Records with drawing code
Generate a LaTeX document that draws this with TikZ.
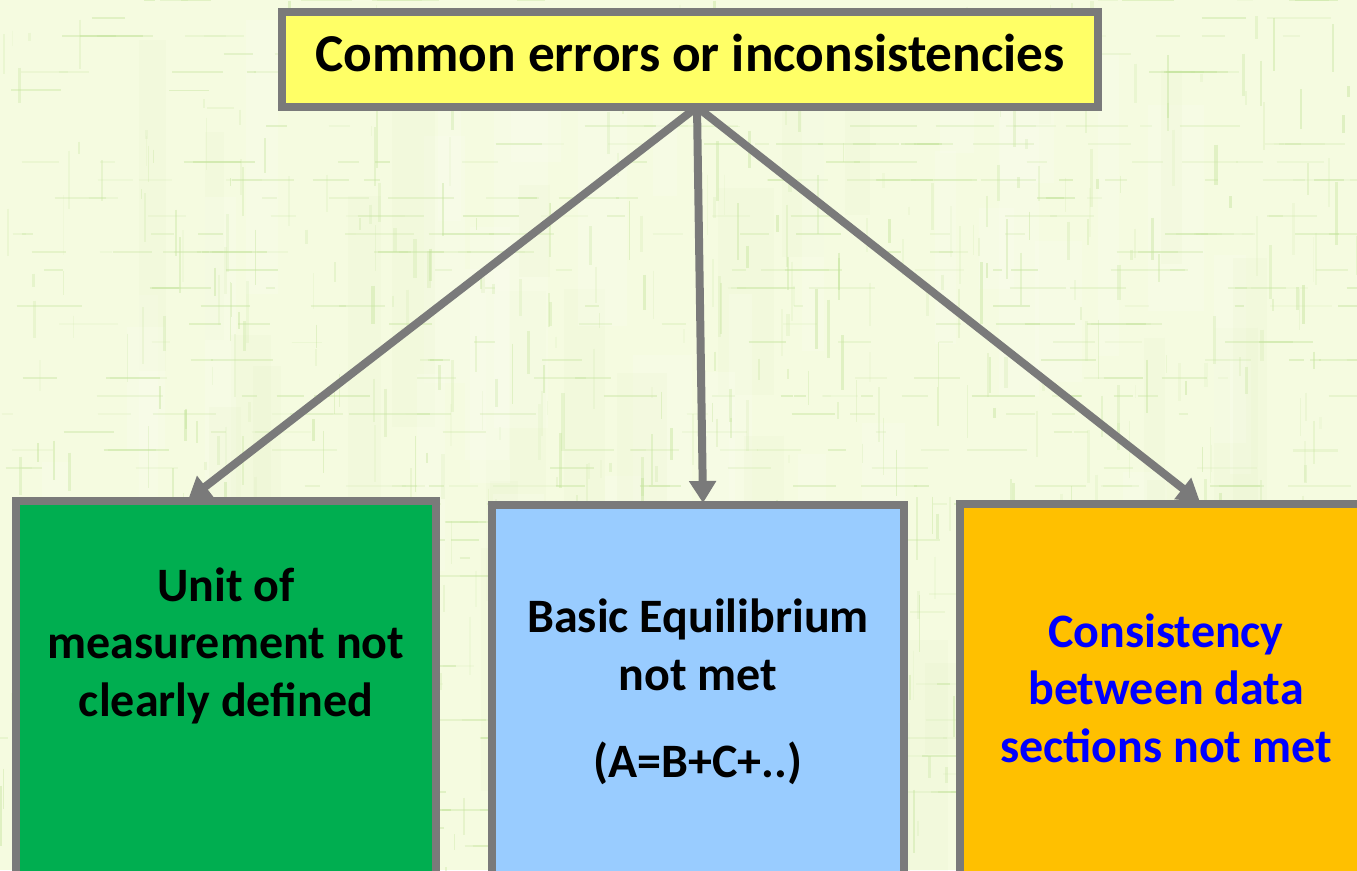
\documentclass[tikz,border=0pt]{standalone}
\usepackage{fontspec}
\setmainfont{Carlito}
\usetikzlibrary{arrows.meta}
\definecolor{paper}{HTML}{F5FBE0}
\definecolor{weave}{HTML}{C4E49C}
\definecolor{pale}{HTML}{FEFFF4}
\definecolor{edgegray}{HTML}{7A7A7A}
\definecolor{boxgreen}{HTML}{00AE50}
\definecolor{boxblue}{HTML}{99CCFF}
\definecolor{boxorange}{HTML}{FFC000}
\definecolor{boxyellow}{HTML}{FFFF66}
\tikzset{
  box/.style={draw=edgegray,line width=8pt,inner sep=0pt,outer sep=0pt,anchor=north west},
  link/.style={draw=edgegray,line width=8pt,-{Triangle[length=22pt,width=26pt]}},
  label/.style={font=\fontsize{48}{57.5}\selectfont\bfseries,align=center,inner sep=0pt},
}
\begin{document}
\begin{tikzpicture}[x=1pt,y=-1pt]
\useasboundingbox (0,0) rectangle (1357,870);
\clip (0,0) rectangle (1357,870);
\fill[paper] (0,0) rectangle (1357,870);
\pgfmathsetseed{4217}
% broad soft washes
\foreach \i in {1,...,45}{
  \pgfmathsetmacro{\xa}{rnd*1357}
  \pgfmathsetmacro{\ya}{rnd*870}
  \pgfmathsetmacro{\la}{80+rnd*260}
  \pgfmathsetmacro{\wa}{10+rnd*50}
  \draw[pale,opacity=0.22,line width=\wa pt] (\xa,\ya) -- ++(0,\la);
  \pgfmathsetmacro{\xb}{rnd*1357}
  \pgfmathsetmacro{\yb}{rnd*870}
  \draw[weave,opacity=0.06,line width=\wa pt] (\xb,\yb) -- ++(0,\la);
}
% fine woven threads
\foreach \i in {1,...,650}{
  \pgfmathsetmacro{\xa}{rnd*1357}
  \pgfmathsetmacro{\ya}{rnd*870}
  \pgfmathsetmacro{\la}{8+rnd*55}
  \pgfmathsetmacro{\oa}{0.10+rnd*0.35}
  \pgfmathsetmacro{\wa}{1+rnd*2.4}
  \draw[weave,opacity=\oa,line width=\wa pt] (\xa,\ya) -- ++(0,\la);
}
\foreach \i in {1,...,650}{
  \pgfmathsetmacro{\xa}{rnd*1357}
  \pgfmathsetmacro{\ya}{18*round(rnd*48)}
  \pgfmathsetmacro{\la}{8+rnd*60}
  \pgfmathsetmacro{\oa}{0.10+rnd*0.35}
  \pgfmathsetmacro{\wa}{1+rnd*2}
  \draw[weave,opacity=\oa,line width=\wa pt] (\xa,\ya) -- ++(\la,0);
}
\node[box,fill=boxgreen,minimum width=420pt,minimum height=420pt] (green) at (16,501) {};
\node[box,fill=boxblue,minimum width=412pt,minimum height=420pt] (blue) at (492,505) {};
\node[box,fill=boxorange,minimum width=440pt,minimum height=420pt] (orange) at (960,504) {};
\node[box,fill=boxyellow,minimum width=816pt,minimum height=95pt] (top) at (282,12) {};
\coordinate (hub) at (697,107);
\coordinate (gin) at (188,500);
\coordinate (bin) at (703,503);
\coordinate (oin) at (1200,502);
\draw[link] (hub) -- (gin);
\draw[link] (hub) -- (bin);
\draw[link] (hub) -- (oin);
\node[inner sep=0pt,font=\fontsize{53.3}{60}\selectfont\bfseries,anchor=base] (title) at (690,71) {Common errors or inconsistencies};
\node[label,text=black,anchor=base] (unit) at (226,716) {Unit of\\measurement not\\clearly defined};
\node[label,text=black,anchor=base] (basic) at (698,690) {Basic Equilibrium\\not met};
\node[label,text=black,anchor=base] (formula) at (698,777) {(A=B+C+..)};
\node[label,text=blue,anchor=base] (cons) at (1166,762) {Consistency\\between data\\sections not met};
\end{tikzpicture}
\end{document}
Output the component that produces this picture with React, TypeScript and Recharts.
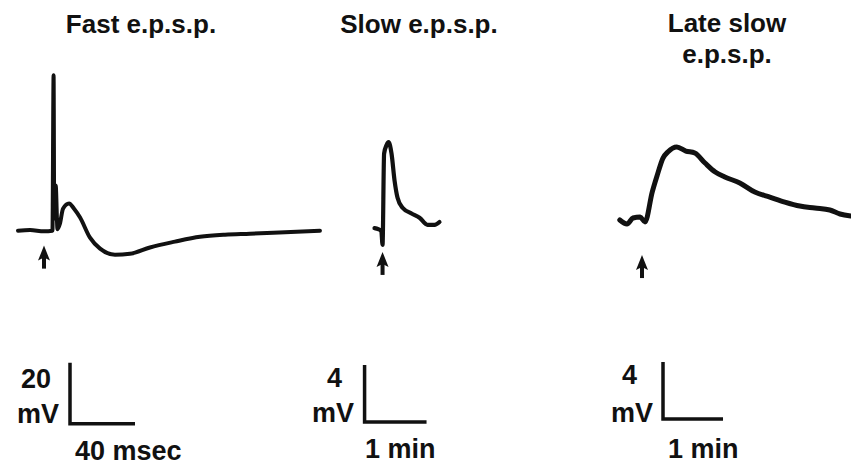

→ The problem: Print out the material word for word, omitting the pictures.

→ Reply:
Generate a LaTeX document that draws this with TikZ.
\documentclass[tikz,border=0pt]{standalone}
\usepackage{fontspec}
\setmainfont{Carlito}
\usetikzlibrary{arrows.meta}
\definecolor{paper}{HTML}{F5FBE0}
\definecolor{weave}{HTML}{C4E49C}
\definecolor{pale}{HTML}{FEFFF4}
\definecolor{edgegray}{HTML}{7A7A7A}
\definecolor{boxgreen}{HTML}{00AE50}
\definecolor{boxblue}{HTML}{99CCFF}
\definecolor{boxorange}{HTML}{FFC000}
\definecolor{boxyellow}{HTML}{FFFF66}
\tikzset{
  box/.style={draw=edgegray,line width=8pt,inner sep=0pt,outer sep=0pt,anchor=north west},
  link/.style={draw=edgegray,line width=8pt,-{Triangle[length=22pt,width=26pt]}},
  label/.style={font=\fontsize{48}{57.5}\selectfont\bfseries,align=center,inner sep=0pt},
}
\begin{document}
\begin{tikzpicture}[x=1pt,y=-1pt]
\useasboundingbox (0,0) rectangle (1357,870);
\clip (0,0) rectangle (1357,870);
\fill[paper] (0,0) rectangle (1357,870);
\pgfmathsetseed{4217}
% broad soft washes
\foreach \i in {1,...,45}{
  \pgfmathsetmacro{\xa}{rnd*1357}
  \pgfmathsetmacro{\ya}{rnd*870}
  \pgfmathsetmacro{\la}{80+rnd*260}
  \pgfmathsetmacro{\wa}{10+rnd*50}
  \draw[pale,opacity=0.22,line width=\wa pt] (\xa,\ya) -- ++(0,\la);
  \pgfmathsetmacro{\xb}{rnd*1357}
  \pgfmathsetmacro{\yb}{rnd*870}
  \draw[weave,opacity=0.06,line width=\wa pt] (\xb,\yb) -- ++(0,\la);
}
% fine woven threads
\foreach \i in {1,...,650}{
  \pgfmathsetmacro{\xa}{rnd*1357}
  \pgfmathsetmacro{\ya}{rnd*870}
  \pgfmathsetmacro{\la}{8+rnd*55}
  \pgfmathsetmacro{\oa}{0.10+rnd*0.35}
  \pgfmathsetmacro{\wa}{1+rnd*2.4}
  \draw[weave,opacity=\oa,line width=\wa pt] (\xa,\ya) -- ++(0,\la);
}
\foreach \i in {1,...,650}{
  \pgfmathsetmacro{\xa}{rnd*1357}
  \pgfmathsetmacro{\ya}{18*round(rnd*48)}
  \pgfmathsetmacro{\la}{8+rnd*60}
  \pgfmathsetmacro{\oa}{0.10+rnd*0.35}
  \pgfmathsetmacro{\wa}{1+rnd*2}
  \draw[weave,opacity=\oa,line width=\wa pt] (\xa,\ya) -- ++(\la,0);
}
\node[box,fill=boxgreen,minimum width=420pt,minimum height=420pt] (green) at (16,501) {};
\node[box,fill=boxblue,minimum width=412pt,minimum height=420pt] (blue) at (492,505) {};
\node[box,fill=boxorange,minimum width=440pt,minimum height=420pt] (orange) at (960,504) {};
\node[box,fill=boxyellow,minimum width=816pt,minimum height=95pt] (top) at (282,12) {};
\coordinate (hub) at (697,107);
\coordinate (gin) at (188,500);
\coordinate (bin) at (703,503);
\coordinate (oin) at (1200,502);
\draw[link] (hub) -- (gin);
\draw[link] (hub) -- (bin);
\draw[link] (hub) -- (oin);
\node[inner sep=0pt,font=\fontsize{53.3}{60}\selectfont\bfseries,anchor=base] (title) at (690,71) {Common errors or inconsistencies};
\node[label,text=black,anchor=base] (unit) at (226,716) {Unit of\\measurement not\\clearly defined};
\node[label,text=black,anchor=base] (basic) at (698,690) {Basic Equilibrium\\not met};
\node[label,text=black,anchor=base] (formula) at (698,777) {(A=B+C+..)};
\node[label,text=blue,anchor=base] (cons) at (1166,762) {Consistency\\between data\\sections not met};
\end{tikzpicture}
\end{document}
Output the component that produces this picture with React, TypeScript and Recharts.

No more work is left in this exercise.